Soaring industry profits fuel overheating fears
Profits of mainland industrial companies surged 42.1 per cent year on year to 902.6 billion yuan in the first five months of this year, further fuelling concern that the economy is overheating.
Profitability increased in all but the crude oil and natural gas exploration sector, the National Bureau of Statistics announced yesterday, as it released figures that were consistent with the stronger than expected 25.9 per cent surge in the country's fixed asset investment over the same period.
'It shows the strength in China's profitability,' Credit Suisse First Boston chief regional economist Dong Tao said. 'There are signs of overheating.'
Economists warned that the sharp growth in industrial profitability could encourage Beijing to increase efforts to cool the economy and ensure that macroeconomic measures were executed at the local level in a more timely and efficient manner.
'It will make the central government more determined to prevent the economy from overheating,' said Paul Tang Sai-on, Bank of East Asia's chief economist.
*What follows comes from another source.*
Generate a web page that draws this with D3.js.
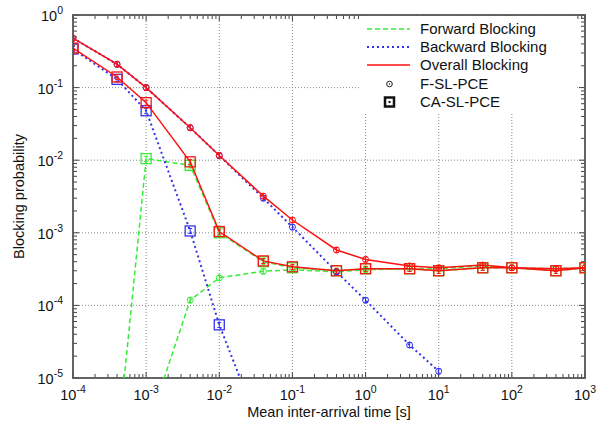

The statistics bureau said enterprises with annual sales of five million yuan registered a year on year 27.4 per cent jump in revenue to 14.22 trillion yuan in the first five months.
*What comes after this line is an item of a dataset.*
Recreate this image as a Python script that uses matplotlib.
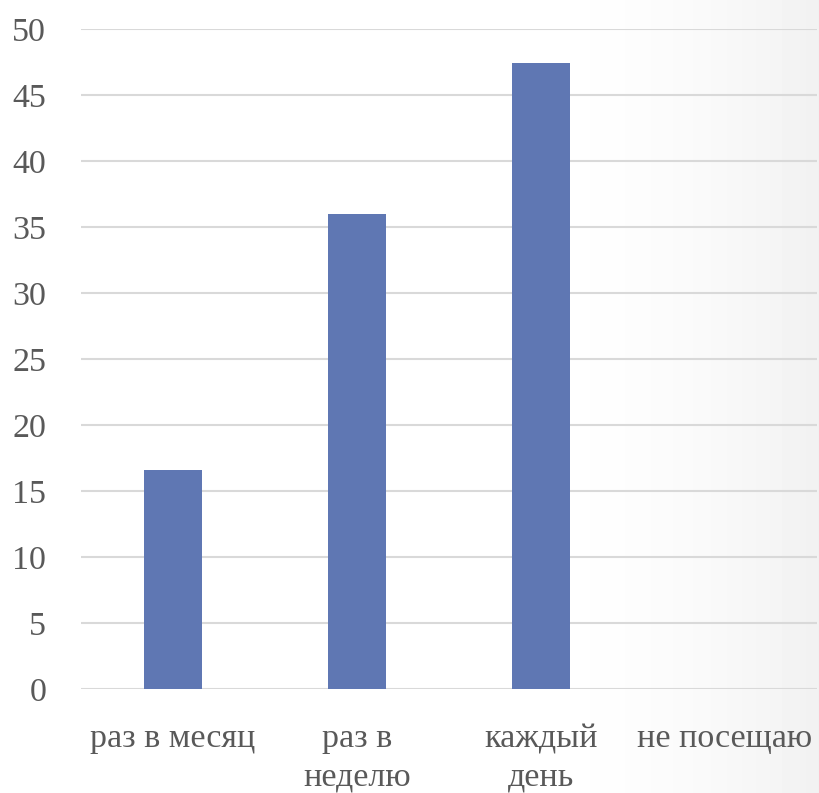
import matplotlib
matplotlib.use("Agg")
import matplotlib.pyplot as plt
import numpy as np

categories = ["раз в месяц", "раз в\nнеделю", "каждый\nдень", "не посещаю"]
values = [16.6, 36.0, 47.4, 0.0]
yticks = [0, 5, 10, 15, 20, 25, 30, 35, 40, 45, 50]

plt.rcParams['font.family'] = ['Liberation Serif', 'DejaVu Serif']

fig = plt.figure(figsize=(8.19, 7.93), dpi=100)

# subtle background gradient on the right side
bg = fig.add_axes([0, 0, 1, 1], zorder=-10)
w = 819
xs = np.linspace(0, 1, w)
grad = np.clip((xs - 0.62) / 0.38, 0, 1)
shade = 1 - 0.055 * grad ** 2
img = np.tile(shade, (50, 1))
bg.imshow(img, cmap='gray', vmin=0, vmax=1, aspect='auto', extent=[0, 1, 0, 1])
bg.set_axis_off()

ax = fig.add_axes([81 / 819, 104 / 793, 736 / 819, 660 / 793])
ax.patch.set_alpha(0)
x = np.arange(len(categories))
ax.bar(x, values, width=0.315, color='#5f77b3', zorder=3)
ax.set_xlim(-0.5, len(categories) - 0.5)
ax.set_ylim(0, 50)
ax.set_yticks(yticks)
ax.set_xticks(x)
ax.set_xticklabels(categories, linespacing=1.33)
ax.yaxis.grid(True, color='#d9d9d9', linewidth=1.5, zorder=0)
ax.set_axisbelow(True)
for s in ax.spines.values():
    s.set_visible(False)
ax.tick_params(axis='both', length=0, labelsize=24.5, colors='#595959')
ax.tick_params(axis='x', pad=25)
ax.tick_params(axis='y', pad=25)

fig.savefig("out.png", dpi=100)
The most rapidly growing among the 39 industries tallied was the chemical-fibre sector, which surged 220 per cent, followed by steel companies at 120 per cent.
Electricity producers recorded 60.6 per cent profit growth while coal companies posted a 43.1 per cent expansion.
'Sharp profit growth in the electricity, coal and steel sectors underscored the accelerated pace in industrial activities,' Mr Tao said.
Profits at state-owned or state-controlled industrial enterprises rose 42.3 per cent to 419.3 billion yuan while foreign companies including those from Hong Kong, Taiwan and Macau, leapt 38.6 per cent to 241.9 billion yuan.